Thursday, November 5, 2009

Rights of First Refusal in Horse Sales

At Equine Legal Solutions, we are frequently asked about rights of first refusal in horse sales. These calls typically come from former horse owners who are upset that they weren't notified before a horse was resold or otherwise transferred to a new owner. They want to know if they can get the horse back. The answer is almost always no. Here's why:

(1) The right of first refusal wasn't in writing. Often, the original horse sale was conducted without anything in writing. Other times, the buyer received a simple bill of sale that doesn't include a right of first refusal. Either way, a verbal agreement will be very hard to enforce, particularly if there were no emails or other evidence supporting the existence of a right of first refusal.

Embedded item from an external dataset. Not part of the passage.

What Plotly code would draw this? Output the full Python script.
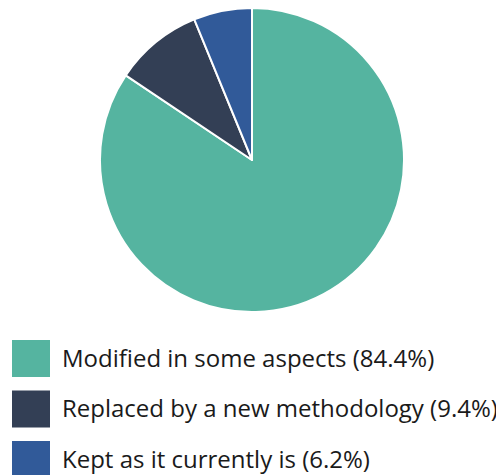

(2) The horse is already sold before the former owner finds out. When the horse has been sold to a third party who is unaware of the right of first refusal, the former owner typically has no legal case against the horse's new owner and therefore no way to obtain possession of the horse. Instead, the former owner has a legal case for damages against the person who granted the former owner the right of first refusal. However, damages are based solely on the monetary injury suffered by the former owner when the right of first refusal was breached. Emotional damages don't count, so the basis for damages is the difference between what the former owner would have purchased the horse for under the right of first refusal versus what the horse's market value was at the time the right of first refusal was breached. Usually, the right of first refusal would have entitled the former owner to buy the horse at the same price the horse was offered to another buyer, so the monetary damages for breaching the right of first refusal would be zero.

The best way to ensure that a right of first refusal is honored is to have a written contract clearly stating the right of first refusal, along with exactly how it will be executed. For example, how much notice of a pending sale does the horse owner have to give the former owner? How long does the former owner have to respond? At what price can the former owner buy the horse under the right of first refusal? A good right of first refusal clause also provides for liquidated damages in the event the right is breached. Liquidated damages represent a dollar amount the parties agree the breacher has to pay the rights holder if the right of first refusal is breached. Liquidated damages eliminate the problem of having to prove actual damages as described in (2) above.

In response to customer demand, Equine Legal Solutions is incorporating rights of first refusal clauses into all of its horse sale and purchase agreements. Currently, the Simple Equine Sale Agreement and the Equine Installment Sale Agreement contain rights of first refusal, and each of the other sale and purchase contract forms are being updated.

1 comment:

iluvtodancetoo said...

I have a situation in which my ex boyfriends horses are on my property and he is cannot afford board and care elsewhere but I want them gone. What can I do? Can I contact a shelter to pick them up? He is still feeding them but I want them off my property.